Dataset excerpt:

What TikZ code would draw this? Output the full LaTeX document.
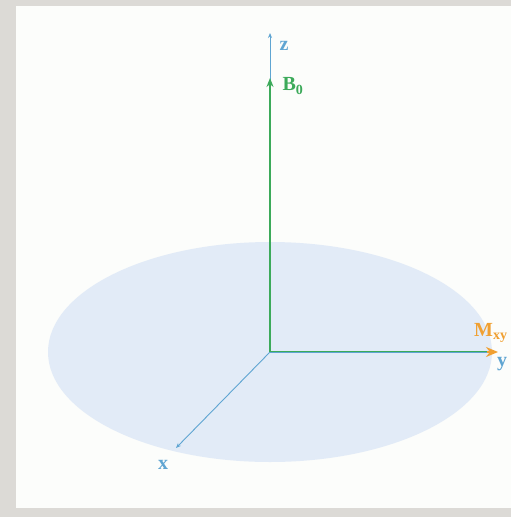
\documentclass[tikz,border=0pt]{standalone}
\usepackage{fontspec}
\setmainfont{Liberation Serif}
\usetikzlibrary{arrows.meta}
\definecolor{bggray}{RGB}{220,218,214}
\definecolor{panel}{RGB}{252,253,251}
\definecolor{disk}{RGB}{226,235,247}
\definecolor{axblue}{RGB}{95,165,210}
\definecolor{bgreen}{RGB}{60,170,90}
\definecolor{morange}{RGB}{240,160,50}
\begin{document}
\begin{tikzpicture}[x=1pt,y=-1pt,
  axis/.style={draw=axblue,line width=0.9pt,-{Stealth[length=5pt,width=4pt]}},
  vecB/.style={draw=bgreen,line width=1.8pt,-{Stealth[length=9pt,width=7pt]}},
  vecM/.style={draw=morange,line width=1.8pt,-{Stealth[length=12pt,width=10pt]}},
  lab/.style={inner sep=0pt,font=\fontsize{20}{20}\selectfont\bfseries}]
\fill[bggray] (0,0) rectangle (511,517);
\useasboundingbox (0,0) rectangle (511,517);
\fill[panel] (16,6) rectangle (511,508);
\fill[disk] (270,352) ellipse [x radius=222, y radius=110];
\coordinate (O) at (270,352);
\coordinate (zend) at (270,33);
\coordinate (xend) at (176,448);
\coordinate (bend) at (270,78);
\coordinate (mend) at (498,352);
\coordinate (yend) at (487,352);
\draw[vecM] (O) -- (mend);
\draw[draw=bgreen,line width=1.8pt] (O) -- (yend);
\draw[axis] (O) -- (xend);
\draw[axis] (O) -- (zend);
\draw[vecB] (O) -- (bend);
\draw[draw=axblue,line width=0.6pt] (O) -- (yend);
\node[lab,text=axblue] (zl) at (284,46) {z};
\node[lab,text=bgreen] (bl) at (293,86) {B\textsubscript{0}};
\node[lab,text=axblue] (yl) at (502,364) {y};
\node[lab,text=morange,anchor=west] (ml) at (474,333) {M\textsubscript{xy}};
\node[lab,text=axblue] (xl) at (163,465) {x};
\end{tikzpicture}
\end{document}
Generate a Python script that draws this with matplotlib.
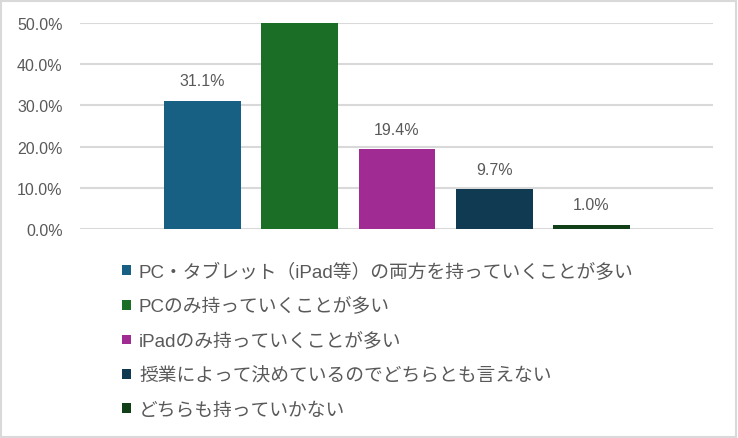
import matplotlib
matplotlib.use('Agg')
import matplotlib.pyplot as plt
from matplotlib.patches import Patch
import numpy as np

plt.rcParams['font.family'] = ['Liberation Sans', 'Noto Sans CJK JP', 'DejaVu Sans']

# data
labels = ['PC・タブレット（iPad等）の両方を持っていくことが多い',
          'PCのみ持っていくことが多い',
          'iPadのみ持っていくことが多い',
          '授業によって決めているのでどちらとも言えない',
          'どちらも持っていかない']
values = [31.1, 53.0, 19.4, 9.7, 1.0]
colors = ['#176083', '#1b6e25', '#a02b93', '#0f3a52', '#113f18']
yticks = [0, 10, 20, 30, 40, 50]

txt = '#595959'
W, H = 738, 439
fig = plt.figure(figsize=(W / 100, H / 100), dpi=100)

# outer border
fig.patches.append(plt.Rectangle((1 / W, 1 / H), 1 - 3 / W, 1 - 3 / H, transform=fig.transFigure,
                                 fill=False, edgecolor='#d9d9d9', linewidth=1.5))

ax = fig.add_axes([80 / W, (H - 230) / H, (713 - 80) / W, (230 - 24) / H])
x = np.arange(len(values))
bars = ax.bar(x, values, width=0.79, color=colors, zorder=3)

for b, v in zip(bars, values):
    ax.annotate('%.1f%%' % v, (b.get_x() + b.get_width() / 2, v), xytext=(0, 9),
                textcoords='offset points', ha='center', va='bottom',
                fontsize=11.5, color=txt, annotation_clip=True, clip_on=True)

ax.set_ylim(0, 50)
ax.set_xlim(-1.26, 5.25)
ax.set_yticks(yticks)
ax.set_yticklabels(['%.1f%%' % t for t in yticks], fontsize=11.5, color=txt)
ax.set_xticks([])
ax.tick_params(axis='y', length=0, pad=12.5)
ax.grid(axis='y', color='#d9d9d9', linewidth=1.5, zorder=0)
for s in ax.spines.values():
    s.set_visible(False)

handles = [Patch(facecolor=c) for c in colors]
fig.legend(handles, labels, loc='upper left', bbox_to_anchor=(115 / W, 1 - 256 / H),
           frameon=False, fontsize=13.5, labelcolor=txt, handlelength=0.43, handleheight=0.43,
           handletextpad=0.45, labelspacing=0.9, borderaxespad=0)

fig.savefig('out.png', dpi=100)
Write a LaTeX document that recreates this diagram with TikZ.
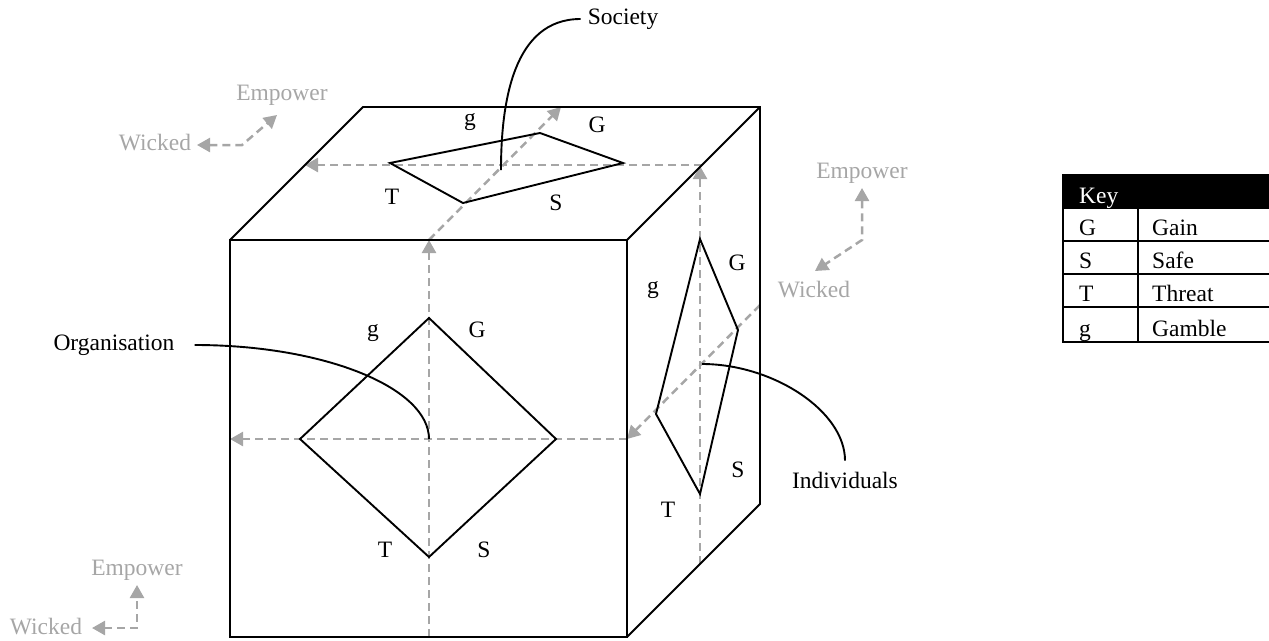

- Task to carry out -
Leave out the pictures, and give all the records again exactly.

- Correct output -
What TikZ code would draw this? Output the full LaTeX document.
\documentclass[tikz,border=0pt]{standalone}
\usepackage{fontspec}
\setmainfont{Liberation Serif}
\usetikzlibrary{arrows.meta}
\definecolor{bggray}{RGB}{220,218,214}
\definecolor{panel}{RGB}{252,253,251}
\definecolor{disk}{RGB}{226,235,247}
\definecolor{axblue}{RGB}{95,165,210}
\definecolor{bgreen}{RGB}{60,170,90}
\definecolor{morange}{RGB}{240,160,50}
\begin{document}
\begin{tikzpicture}[x=1pt,y=-1pt,
  axis/.style={draw=axblue,line width=0.9pt,-{Stealth[length=5pt,width=4pt]}},
  vecB/.style={draw=bgreen,line width=1.8pt,-{Stealth[length=9pt,width=7pt]}},
  vecM/.style={draw=morange,line width=1.8pt,-{Stealth[length=12pt,width=10pt]}},
  lab/.style={inner sep=0pt,font=\fontsize{20}{20}\selectfont\bfseries}]
\fill[bggray] (0,0) rectangle (511,517);
\useasboundingbox (0,0) rectangle (511,517);
\fill[panel] (16,6) rectangle (511,508);
\fill[disk] (270,352) ellipse [x radius=222, y radius=110];
\coordinate (O) at (270,352);
\coordinate (zend) at (270,33);
\coordinate (xend) at (176,448);
\coordinate (bend) at (270,78);
\coordinate (mend) at (498,352);
\coordinate (yend) at (487,352);
\draw[vecM] (O) -- (mend);
\draw[draw=bgreen,line width=1.8pt] (O) -- (yend);
\draw[axis] (O) -- (xend);
\draw[axis] (O) -- (zend);
\draw[vecB] (O) -- (bend);
\draw[draw=axblue,line width=0.6pt] (O) -- (yend);
\node[lab,text=axblue] (zl) at (284,46) {z};
\node[lab,text=bgreen] (bl) at (293,86) {B\textsubscript{0}};
\node[lab,text=axblue] (yl) at (502,364) {y};
\node[lab,text=morange,anchor=west] (ml) at (474,333) {M\textsubscript{xy}};
\node[lab,text=axblue] (xl) at (163,465) {x};
\end{tikzpicture}
\end{document}
Generate a Python script that draws this with matplotlib.
import matplotlib
matplotlib.use('Agg')
import matplotlib.pyplot as plt
from matplotlib.patches import Patch
import numpy as np

plt.rcParams['font.family'] = ['Liberation Sans', 'Noto Sans CJK JP', 'DejaVu Sans']

# data
labels = ['PC・タブレット（iPad等）の両方を持っていくことが多い',
          'PCのみ持っていくことが多い',
          'iPadのみ持っていくことが多い',
          '授業によって決めているのでどちらとも言えない',
          'どちらも持っていかない']
values = [31.1, 53.0, 19.4, 9.7, 1.0]
colors = ['#176083', '#1b6e25', '#a02b93', '#0f3a52', '#113f18']
yticks = [0, 10, 20, 30, 40, 50]

txt = '#595959'
W, H = 738, 439
fig = plt.figure(figsize=(W / 100, H / 100), dpi=100)

# outer border
fig.patches.append(plt.Rectangle((1 / W, 1 / H), 1 - 3 / W, 1 - 3 / H, transform=fig.transFigure,
                                 fill=False, edgecolor='#d9d9d9', linewidth=1.5))

ax = fig.add_axes([80 / W, (H - 230) / H, (713 - 80) / W, (230 - 24) / H])
x = np.arange(len(values))
bars = ax.bar(x, values, width=0.79, color=colors, zorder=3)

for b, v in zip(bars, values):
    ax.annotate('%.1f%%' % v, (b.get_x() + b.get_width() / 2, v), xytext=(0, 9),
                textcoords='offset points', ha='center', va='bottom',
                fontsize=11.5, color=txt, annotation_clip=True, clip_on=True)

ax.set_ylim(0, 50)
ax.set_xlim(-1.26, 5.25)
ax.set_yticks(yticks)
ax.set_yticklabels(['%.1f%%' % t for t in yticks], fontsize=11.5, color=txt)
ax.set_xticks([])
ax.tick_params(axis='y', length=0, pad=12.5)
ax.grid(axis='y', color='#d9d9d9', linewidth=1.5, zorder=0)
for s in ax.spines.values():
    s.set_visible(False)

handles = [Patch(facecolor=c) for c in colors]
fig.legend(handles, labels, loc='upper left', bbox_to_anchor=(115 / W, 1 - 256 / H),
           frameon=False, fontsize=13.5, labelcolor=txt, handlelength=0.43, handleheight=0.43,
           handletextpad=0.45, labelspacing=0.9, borderaxespad=0)

fig.savefig('out.png', dpi=100)
Write a LaTeX document that recreates this diagram with TikZ.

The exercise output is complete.